Tesla CEO Elon Musk, who is a staunch critic of unregulated artificial intelligence (AI), has now hired the technology, turning AI into a subordinate that "reports directly" to him daily.
Musk, who has crossed swords with Facebook CEO Mark Zuckerberg and former Alibaba Chairman Jack Ma over the role of AI, is finally giving the technology some space, like in his startup Neuralink that is creating a brain-machine interface.
Tagging Lex Fridman, popular host of the Artificial Intelligence podcast on YouTube, Musk tweeted: "At Tesla, using AI to solve self-driving isn't just icing on the cake, it the cake" @lexfridman
"Join AI at Tesla! It reports directly to me & we meet/email/text almost every day. My actions, not just words, show how critically I view (benign) AI," the Tesla CEO added.
For him, the AI he is using can only do 'benign' tasks and those jobs too are being evaluated critically by him.
Tesla is using advanced AI for vision and planning, supported by efficient use of inference hardware to achieve a general solution to full self-driving.
The company is building silicon chips that power its full self-driving software from the ground up, taking every small architectural and micro-architectural improvement into account while pushing hard to squeeze maximum silicon performance-per-watt.
The company is applying cutting-edge research to train deep neural networks on problems ranging from perception to control.
"Our per-camera networks analyse raw images to perform semantic segmentation, object detection and monocular depth estimation. Our birds-eye-view networks take video from all cameras to output the road layout, static infrastructure and 3D objects directly in the top-down view," says Tesla.
"Our networks learn from the most complicated and diverse scenarios in the world, iteratively sourced from our fleet of nearly 1 million vehicles in real time. A full build of Autopilot neural networks involves 48 networks that take 70,000 GPU hours to train.
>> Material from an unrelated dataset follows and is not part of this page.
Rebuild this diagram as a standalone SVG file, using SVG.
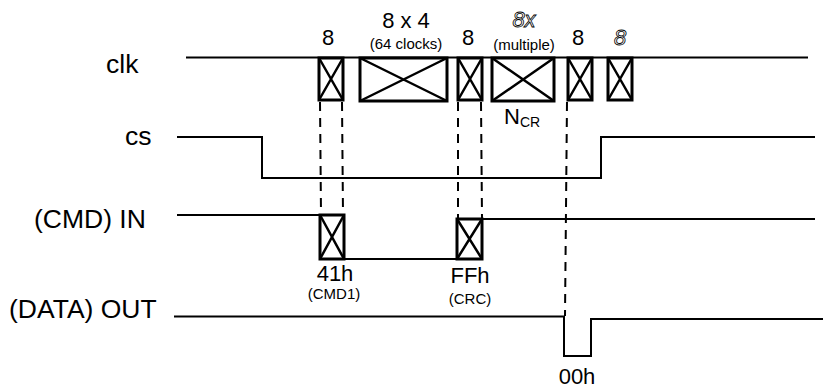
<svg xmlns="http://www.w3.org/2000/svg" width="827" height="389" viewBox="0 0 827 389">
<style>
text{font-family:"Liberation Sans",Arial,sans-serif;fill:#000}
.lbl{font-size:26.5px}
.num{font-size:22px;text-anchor:middle}
.sm{font-size:15px;text-anchor:middle}
.mid{font-size:22px;text-anchor:middle}
.it{font-size:22px;font-style:italic;text-anchor:middle;fill:#fff;stroke:#000;stroke-width:0.8}
.sig{fill:none;stroke:#000;stroke-width:2}
.box{fill:#fff;stroke:#000;stroke-width:3}
.x{stroke:#000;stroke-width:2.5}
.dash{stroke:#000;stroke-width:2;stroke-dasharray:9 7;fill:none}
</style>
<rect width="827" height="389" fill="#fff"/>
<defs>
<g id="xb"><rect class="box" x="0" y="0" width="24" height="42"/><path class="x" d="M0,0L24,42M24,0L0,42"/></g>
</defs>

<g id="guides">
<line class="dash" x1="320" y1="102" x2="321" y2="214"/>
<line class="dash" x1="342" y1="102" x2="343" y2="214"/>
<line class="dash" x1="458" y1="102" x2="458" y2="218"/>
<line class="dash" x1="481" y1="102" x2="482" y2="218"/>
<line class="dash" x1="567" y1="102" x2="565" y2="316"/>
</g>

<g id="clk">
<text class="lbl" x="106" y="73">clk</text>
<line class="sig" x1="186" y1="57.5" x2="808" y2="57.5"/>
<use href="#xb" x="319" y="58"/>
<g><rect class="box" x="360" y="58" width="87" height="43"/><path class="x" d="M360,58L447,101M447,58L360,101"/></g>
<use href="#xb" x="458" y="58"/>
<g><rect class="box" x="492" y="58" width="62" height="43"/><path class="x" d="M492,58L554,101M554,58L492,101"/></g>
<use href="#xb" x="568" y="58"/>
<use href="#xb" x="608" y="58"/>
<text class="num" x="328" y="45">8</text>
<text class="num" x="406" y="28">8 x 4</text>
<text class="sm" x="406" y="49">(64 clocks)</text>
<text class="num" x="468" y="45">8</text>
<text class="it" x="524" y="27">8x</text>
<text class="sm" x="524" y="50">(multiple)</text>
<text class="num" x="578" y="45">8</text>
<text class="it" x="620" y="45">8</text>
<text x="504" y="124" style="font-size:22px">N<tspan style="font-size:14px" dy="3">CR</tspan></text>
</g>

<g id="cs">
<text class="lbl" x="125" y="145">cs</text>
<path class="sig" d="M177,137H262V178H601V137H815"/>
</g>

<g id="cmd-in">
<text class="lbl" x="34" y="228">(CMD) IN</text>
<path class="sig" d="M177,215H319M344,259H456M483,219H815"/>
<g><rect class="box" x="320" y="215" width="24" height="44"/><path class="x" d="M320,215L344,259M344,215L320,259"/></g>
<g><rect class="box" x="457" y="219" width="25" height="40"/><path class="x" d="M457,219L482,259M482,219L457,259"/></g>
<text class="mid" x="335" y="281">41h</text>
<text class="sm" x="334" y="299">(CMD1)</text>
<text class="mid" x="470" y="283">FFh</text>
<text class="sm" x="470" y="304">(CRC)</text>
</g>

<g id="data-out">
<text class="lbl" x="9" y="318">(DATA) OUT</text>
<path class="sig" d="M174,316.5H564V356H591V319H823"/>
<text class="mid" x="577" y="384">00h</text>
</g>
</svg>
Together, they output 1,000 distinct tensors (predictions) at each timestep," the electric carmaker added.
The company is also developing core algorithms that drive the car by creating a high-fidelity representation of the world and planning trajectories in that space.
During a recent presentation about Neuralink's brain-machine interface technology, he said: "Even in a benign AI scenario, we will be left behind. [..] Hopefully, it is a benign scenario. But I think with a high-bandwidth brain-machine interface we can actually go along for the ride. And we can effectively have the option of merging with AI."